2011’s Apollo 18 boldly went where no found footage movie had gone before with a spooky tale on the top secret last mission to the moon by NASA. Apollo 18 is a splendid exercise in paranoia as astronauts Ben Anderson (Warren Christie) and Nate Walker (Lloyd Owen) uncover a creepy, predatory menace hiding in the very lunar rocks of the moon’s surface. The sheer isolation of the astronaut’s lunar module and the eerily silent moon environment itself makes Apollo 18 is a consistently suspenseful tale. The movie also builds towards the exact kind of crescendo common in found footage horror movies with the added power of its lunar environment making escaping to safety far more difficult, all adding up to one chilling found footage experience in Apollo 18.

5) Quarantine

2008’s Quarantine acts as an English-language remake of the 2007 Spanish found footage horror movie REC, and while it has often been viewed in the shadow its its predecessor, it is an all-around worthy remake of its fellow found footage ancestor. Quarantine follows journalist Angela Vidal (Jennifer Carpenter) on a night life ride-along with the Los Angeles Fire Department, only for all of them to find themselves trapped in an apartment complex during a zombie outbreak. While Quarantine doesn’t add much new to the template established in REC, the remake nonetheless keeps the scares fast-paced and plentiful with a chillingly strong recreation of the latter’s final night-vision scare.

4) Paranormal Activity 4

Paranormal Activity 4

2010’s Paranormal Activity 2 left quite a few loose ends in its finale, and 2012’s Paranormal Activity 4 does a decent job in tying some of them up with some good scares along the way. Set in November 2011, Paranormal Activity 4 centers on Nelson family experiencing hauntings that their oldest daughter Alex (Kathryn Newton) tries to get to the bottom of, all while her younger brother Wyatt (Aiden Lovekamp) becomes a particular target of the demon’s hauntings.

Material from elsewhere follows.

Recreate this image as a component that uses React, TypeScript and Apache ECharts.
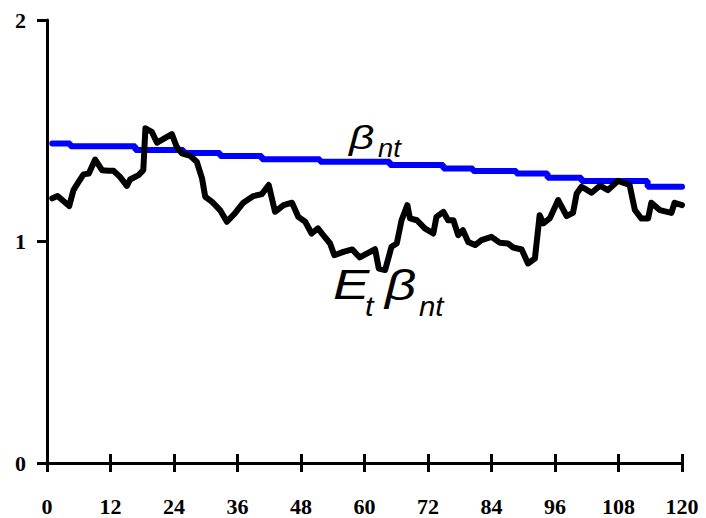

Paranormal Activity 4 is decidedly not of the same caliber as the original Paranormal Activity trilogy, particularly in its surprisingly rushed finale, but it’s nonetheless better than it gets credit. An extended bit of suspense with a kitchen knife is one of the most effective jump scares in the Paranormal Activity series, with Paranormal Activity 4 also bringing the demonically turned Katie Featherston in as a real antagonist like no other entry in the series, presenting the OG Paranormal Activity star as a genuine horror movie icon.

3) The Gallows

The Gallows

2015’s The Gallows arrived in theaters during the arguable decline of the found footage craze (and before its V/H/S-sparked resurgence), which did it no favors despite the movie’s genuine found footage strengths. The Gallows takes place in a high school in which a play of the same name ended in on-stage tragedy 20 years earlier. When a group of kids tries to vandalize the re-created set of the original play, only to suddenly find themselves in a terrifying game for their lives. The Gallows unfolds like a pitch-perfect stage play captured in the found footage format, with great scares throughout and a delightfully effective twist ending.

2) V/H/S/85

VHS 85

It might seem counterintuitive to call any recent V/H/S movie underrated, with V/H/S on such an epic roll, solidifying it as the definitive found footage horror series. However, 2023’s V/H/S/85 seems to have curiously slipped through the cracks since its release. Despite that, V/H/S/85 keeps the V/H/S-assance running strong with plenty of superb horror shorts packaged in a larger framing story, all set in the year 1985 as part of the V/H/S franchise’s newly established trademark of tying each new movie into an overarching theme. The arguable highlight segments of V/H/S/85 include the Scott Derrickson-directed “Dreamkill” along with David Bruckner’s framing story “Total Copy”, but there’ an abundance of frightening fun to be had throughout the found footage blast that is V/H/S/85.

1) Blair Witch (2016)

Blair Witch 2016

1999’s The Blair Witch Project may have set the bar impossibly high for any sequel to match, but 2016’s belated follow-up, Blair Witch, gives its all to surprisingly strong results. Set in 2014, Blair Witch zeroes in on James Donahue (James Allen McCune), who enters the Black Hills Woods along with his girlfriend Ashley (Corbin Reid) and friends Lisa (Callie Hernandez) and Peter (Brandon Scott) in search of the answer to what became of his sister Heather.

Blair Witch unfolds in the vein of a remake-sequel hybrid, with the movie following a largely similar template to The Blair Witch Project, but that doesn’t mean the spooky trip into the woods isn’t worth going on again. Blair Witch‘s finale in particular is a jump scare-packed roller-coaster, and for what many would call horror movie heresy in Blair Witch‘s decision to show the actual Blair Witch on-screen, the villainess’s terrifying look and aggressive pursuit of her prey is surprisingly effective for the once entirely off-screen menace of the Black Hills woods.